The UN agency calls for repurposing of support (the concept of upcycling has actually become quite fashionable in the bakery and snacks sectors).

According to the report, repurposing existing public support will help increase the availability of nutritious foods, and more importantly, contribute to making healthy diets less costly and more affordable all over the world.

It must be done smartly and informed by evidence, though, involving all stakeholders, keeping in mind countries’ political economies and institutional capabilities, and considering commitments and flexibilities under World Trade Organisation rules.

 Policymakers must avoid potential inequality trade-offs in terms of greenhouse gas emissions and constraints on farmers, especially in lower income countries where agriculture is key for the economy, jobs and livelihoods.

This, said the FAO, is crucial to bridge productivity gaps in the production of nutritious foods and enable income generation to improve the affordability of healthy diets – although it will require significant development financing.

The price of bread

But we’re still a long way off towards this ideal, so it’s essential that Ukraine’s grain is released to ease the suffering of millions in need around the globe.

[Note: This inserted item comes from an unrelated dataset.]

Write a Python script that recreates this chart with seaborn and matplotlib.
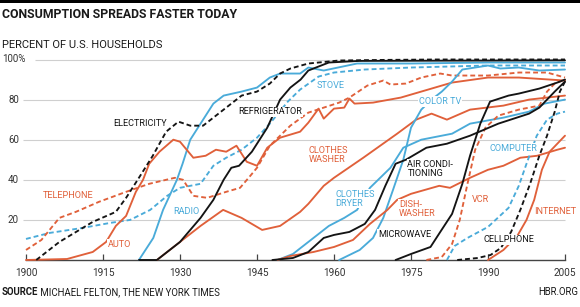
import matplotlib
matplotlib.use("Agg")
import matplotlib.pyplot as plt
from matplotlib.patches import Rectangle
import seaborn as sns

# percent of U.S. households
electricity_years = [1902, 1906.5, 1913, 1917.5, 1919.5, 1922, 1924.7, 1927.3, 1929.7, 1932, 1934.5, 1936.5,
                     1939, 1942, 1945, 1947.5, 1949.5, 1951.5, 1955, 1961, 1970, 1980, 1990, 2005]
electricity = [0, 9, 19, 24, 31, 41, 52, 64, 69, 67, 67, 71, 76, 82, 84, 88, 93, 95.5, 98, 99.5, 99.8, 100, 100, 100]

telephone_years = [1900, 1903, 1906.5, 1909.7, 1914.2, 1919.5, 1924, 1927.3, 1929, 1930.6, 1932.6, 1935.3, 1939,
                   1941.7, 1943.7, 1945, 1947.5, 1951.5, 1955, 1961, 1963, 1966.5, 1969.6, 1971, 1974, 1977,
                   1980.7, 1983, 1990, 1996, 2001.5, 2005]
telephone = [5, 10, 21, 24, 29, 34, 38, 40, 41, 40, 32, 31, 34, 36, 42, 46, 57, 67, 73.5, 78.5, 81, 87, 89.5,
             87.5, 88, 91, 93, 92, 92, 93.5, 93.5, 91]

radio_years = [1922, 1924.8, 1926.7, 1929.4, 1930.5, 1932, 1934.5, 1936.5, 1938.5, 1942, 1945, 1947.5, 1949.5,
               1953.4, 1955, 1958, 1964.5, 1975, 1990, 2005]
radio = [0, 11, 25, 40, 48, 60, 70, 78, 82, 84, 86, 91, 93, 93, 96, 94.5, 98, 98, 98.5, 98.5]

auto_years = [1900, 1908, 1913, 1915.6, 1917.5, 1919.5, 1921.4, 1922.8, 1924, 1926, 1928.7, 1930, 1932.6, 1935,
              1937, 1939, 1941, 1943, 1945, 1947, 1949.5, 1953.4, 1955, 1957, 1958, 1960, 1962, 1963, 1964,
              1967.6, 1973, 1979, 1983, 1990, 1996, 2005]
auto = [0, 0.5, 4, 9, 17, 22, 34, 40, 48, 54, 60, 59, 51, 52, 55, 54, 57, 49, 47, 56, 61, 64, 68.5, 75.5, 70.5,
        75.5, 76, 80.5, 78, 78.5, 81, 85.5, 88.5, 91, 91, 89.5]

refrigerator_years = [1922, 1925.5, 1930, 1934, 1936.5, 1938.5, 1940, 1941.5, 1944, 1947, 1949.5, 1951.5, 1953.5,
                      1955, 1959, 1965, 2005]
refrigerator = [0, 0, 9, 21, 30, 40, 46, 47, 54, 66, 80, 86, 90, 94.5, 98.5, 99.3, 99.6]

stove_years = [1900, 1904.6, 1911, 1916.4, 1920.3, 1924.2, 1927.5, 1930, 1934, 1936.5, 1939, 1942, 1945, 1947.5,
               1951, 1953.4, 1957, 1960, 1966, 1975, 1990, 2005]
stove = [10.5, 13.5, 16, 18.5, 20, 25, 32, 36, 38, 47, 51, 55, 61, 68, 79, 85, 91.5, 93.5, 95, 96, 97, 97]

washer_years = [1925.5, 1930, 1934, 1938.4, 1942, 1946, 1949.5, 1953.4, 1955, 1958, 1960, 1965.7, 1969, 1972.3,
                1976, 1979, 1982, 1986.5, 1993, 1998, 2005]
washer = [0, 9, 17, 25, 21, 15, 17, 24, 28, 37, 41, 51, 57, 63, 70, 73, 70, 75, 77, 80, 82]

dryer_years = [1949, 1952, 1955, 1959, 1962, 1964.5, 1967, 1971, 1973.5, 1977, 1981, 1983, 1986.5, 1993, 1998,
               2001, 2005]
dryer = [0, 3, 9, 17, 21, 25, 36, 46, 56, 60, 62, 63, 68, 71, 74, 78, 80]

colortv_years = [1961, 1965, 1967.6, 1969.6, 1971.5, 1973.5, 1975, 1977, 1979, 1981, 1983, 1985, 1990, 1992.4,
                 1996, 2000, 2005]
colortv = [0, 5, 11, 21, 35, 50, 66, 75, 80, 84, 89, 95, 97, 95.5, 96, 94.5, 95]

ac_years = [1948, 1952, 1955, 1958, 1960, 1963, 1966, 1968, 1970, 1972, 1974, 1978, 1982, 1986.5, 1992, 1998,
            2000, 2003, 2005]
ac = [0, 1, 4, 11, 12.5, 14, 18, 25, 37, 48, 50, 56, 58, 62, 68, 73, 76, 84, 89]

dishwasher_years = [1949, 1951.5, 1956, 1960, 1963.7, 1967, 1970.4, 1972.3, 1975, 1980.5, 1982.6, 1986.5, 1990,
                    1993, 1996.3, 1999.6, 2003.5, 2005]
dishwasher = [0, 2, 4, 6.5, 10, 18, 25, 30, 33, 37, 36, 41, 45, 47, 51, 52, 55, 56]

microwave_years = [1972, 1975, 1978.8, 1980.7, 1983, 1985, 1986.5, 1988.5, 1990.4, 1994, 1996, 2000, 2003.5, 2005]
microwave = [0, 3, 6.5, 14, 23, 38, 52, 68, 79, 82, 83, 85.5, 88.5, 90]

vcr_years = [1978, 1981, 1983, 1984.5, 1986, 1987.5, 1989.5, 1992, 1996, 2000, 2001.5, 2003, 2005]
vcr = [0, 1.5, 8, 20, 38, 55, 66, 72, 75, 77, 84, 88, 90]

computer_years = [1982, 1983.5, 1986, 1990, 1994, 1996, 1997.5, 1999.5, 2001.5, 2003.5, 2005]
computer = [0, 7, 11, 16.5, 26, 37, 48, 62, 70, 73, 74]

cellphone_years = [1984, 1988, 1990.5, 1992.5, 1994.5, 1996.3, 1998.2, 2000, 2001.5, 2003, 2004, 2005]
cellphone = [0, 1, 2.5, 6, 14, 25, 38, 52, 62, 74, 84, 89]

internet_years = [1990, 1993, 1995.7, 1997.5, 1999, 2000.5, 2002, 2003.5, 2005]
internet = [0, 5, 12, 20, 30, 45, 54, 58, 62]

x_ticks = [1900, 1915, 1930, 1945, 1960, 1975, 1990, 2005]
y_ticks = [20, 40, 60, 80, 100]

ORANGE = '#e0603a'
BLUE = '#4aabd9'
BLACK = '#141414'

# (years, values, colour, dashed)
series = [
    (stove_years, stove, BLUE, True),
    (radio_years, radio, BLUE, False),
    (telephone_years, telephone, ORANGE, True),
    (auto_years, auto, ORANGE, False),
    (washer_years, washer, ORANGE, False),
    (dryer_years, dryer, BLUE, False),
    (colortv_years, colortv, BLUE, False),
    (dishwasher_years, dishwasher, ORANGE, False),
    (vcr_years, vcr, ORANGE, True),
    (computer_years, computer, BLUE, True),
    (internet_years, internet, ORANGE, False),
    (ac_years, ac, BLACK, False),
    (microwave_years, microwave, BLACK, False),
    (refrigerator_years, refrigerator, BLACK, False),
    (electricity_years, electricity, BLACK, True),
    (cellphone_years, cellphone, BLACK, True),
]

# (text, year, percent, colour, horizontal alignment)
labels = [
    ('ELECTRICITY', 1922.2, 67.9, BLACK, 'center'),
    ('TELEPHONE', 1908.2, 32.1, ORANGE, 'center'),
    ('RADIO', 1931.2, 24.1, BLUE, 'center'),
    ('AUTO', 1918.3, 7.7, ORANGE, 'center'),
    ('REFRIGERATOR', 1947.6, 73.9, BLACK, 'center'),
    ('STOVE', 1959.3, 86.8, BLUE, 'center'),
    ('CLOTHES\nWASHER', 1955.0, 52.5, ORANGE, 'left'),
    ('COLOR TV', 1980.7, 78.9, BLUE, 'center'),
    ('AIR CONDI-\nTIONING', 1974.3, 45.5, BLACK, 'left'),
    ('COMPUTER', 1994.9, 55.7, BLUE, 'center'),
    ('CLOTHES\nDRYER', 1960.2, 30.6, BLUE, 'left'),
    ('DISH-\nWASHER', 1972.7, 25.4, ORANGE, 'left'),
    ('MICROWAVE', 1973.8, 12.9, BLACK, 'center'),
    ('VCR', 1988.6, 30.1, ORANGE, 'center'),
    ('CELLPHONE', 1994.1, 10.0, BLACK, 'center'),
    ('INTERNET', 2003.1, 24.4, ORANGE, 'center'),
]

sns.set_style('white')
plt.rcParams['font.family'] = ['Roboto', 'DejaVu Sans']

fig = plt.figure(figsize=(5.8, 3.07), dpi=100)
ax = fig.add_axes([26 / 580, 47 / 307, 539 / 580, 200.5 / 307])
ax.set_xlim(1900, 2005)
ax.set_ylim(0, 100)

# light grid lines, starting just right of the y labels
for y in y_ticks:
    start = 1901.75 if y == 100 else 1899.4
    ax.hlines(y, start, 2005, color='#cfcfcf', lw=0.8, clip_on=False, zorder=1)
    if y == 100:
        ax.text(1895.3, y, '100%', ha='left', va='center', fontsize=7, color='#333333', clip_on=False)
    else:
        ax.text(1898.6, y, str(y), ha='right', va='center', fontsize=7, color='#333333', clip_on=False)

for years, vals, col, dashed in series:
    sns.lineplot(x=years, y=vals, color=col, lw=1.35, ax=ax, zorder=3)
    line = ax.lines[-1]
    line.set_clip_on(False)
    if dashed:
        line.set_dashes([2.6, 1.6])

for txt, yr, pct, col, ha in labels:
    ax.text(yr, pct, txt, color=col, ha=ha, va='center', fontsize=6.6, linespacing=1.0, zorder=5,
            clip_on=False, bbox=dict(facecolor='white', edgecolor='none', pad=0.6))

for s in ['top', 'right', 'left']:
    ax.spines[s].set_visible(False)
ax.spines['bottom'].set_color('#444444')
ax.spines['bottom'].set_linewidth(1.0)
ax.set_yticks([])
ax.set_xticks(x_ticks)
ax.set_xticklabels([str(t) for t in x_ticks])
ax.tick_params(axis='x', direction='in', length=4, width=0.9, color='#444444', labelsize=7.2,
               labelcolor='#333333', pad=6, bottom=True)
ax.set_xlabel('')
ax.set_ylabel('')

# top black band
fig.patches.append(Rectangle((0, 1 - 3 / 307), 1, 3 / 307, transform=fig.transFigure,
                             facecolor='black', edgecolor='none'))
fig.text(2 / 580, 1 - 14.5 / 307, 'CONSUMPTION SPREADS FASTER TODAY', fontsize=8.8, weight='bold',
         color='#1a1a1a', va='center')
fig.text(2 / 580, 1 - 44.5 / 307, 'PERCENT OF U.S. HOUSEHOLDS', fontsize=8, color='#1a1a1a', va='center')
src = fig.text(2 / 580, 1 - 292 / 307, 'SOURCE', fontsize=6.9, weight='bold', color='#1a1a1a', va='center')
ax.annotate(' MICHAEL FELTON, THE NEW YORK TIMES', xy=(1, 0.5), xycoords=src, fontsize=6.9,
            color='#1a1a1a', va='center', ha='left', annotation_clip=False)
fig.text(578 / 580, 1 - 292 / 307, 'HBR.ORG', fontsize=6.9, color='#1a1a1a', va='center', ha='right')

fig.savefig('out.png', dpi=100)
plt.close(fig)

Officials said Ukraine could export 60 million tonnes of grain over the next nine months, but it would take up to 24 months if its ports were disrupted.

David Miliband, CEO of the International Rescue Committee, said in a statement, “For 12 hours, we dared to hope for relief of the global hunger crisis from shipments of Ukrainian grain. We have said it before; the war in Ukraine is a tragedy for Ukraine but also a global disaster for those in greatest need. This latest twist is as cruel as it is dangerous.”

Bread-flation, too, is banking on the ‘beacon of hope’ deal.

Amid the highest US inflation in four decades, bread prices has jumped into sticker-shock territory at an unheard of $10+ a loaf: a scenario that is seeing identical implications around the globe.

Which begs the question: How long can consumer demand hold up amid such inflation?

According to NielsenIQ data, cracks are beginning to show and shoppers are skipping the bread aisle, with unit purchases from US grocers in the year to 2 July declining by 2.7%.

And what about the industry itself?

The $50bn US bread industry was already facing the challenge of shifting consumer tastes (IBISWorld), and now, just as bread is gaining back its reputation,​ the dramatic price hike could usher in another carb-cutting boom.

Experts warn of more volatility ahead in wheat and bread prices – likely to last well into next year, if not longer.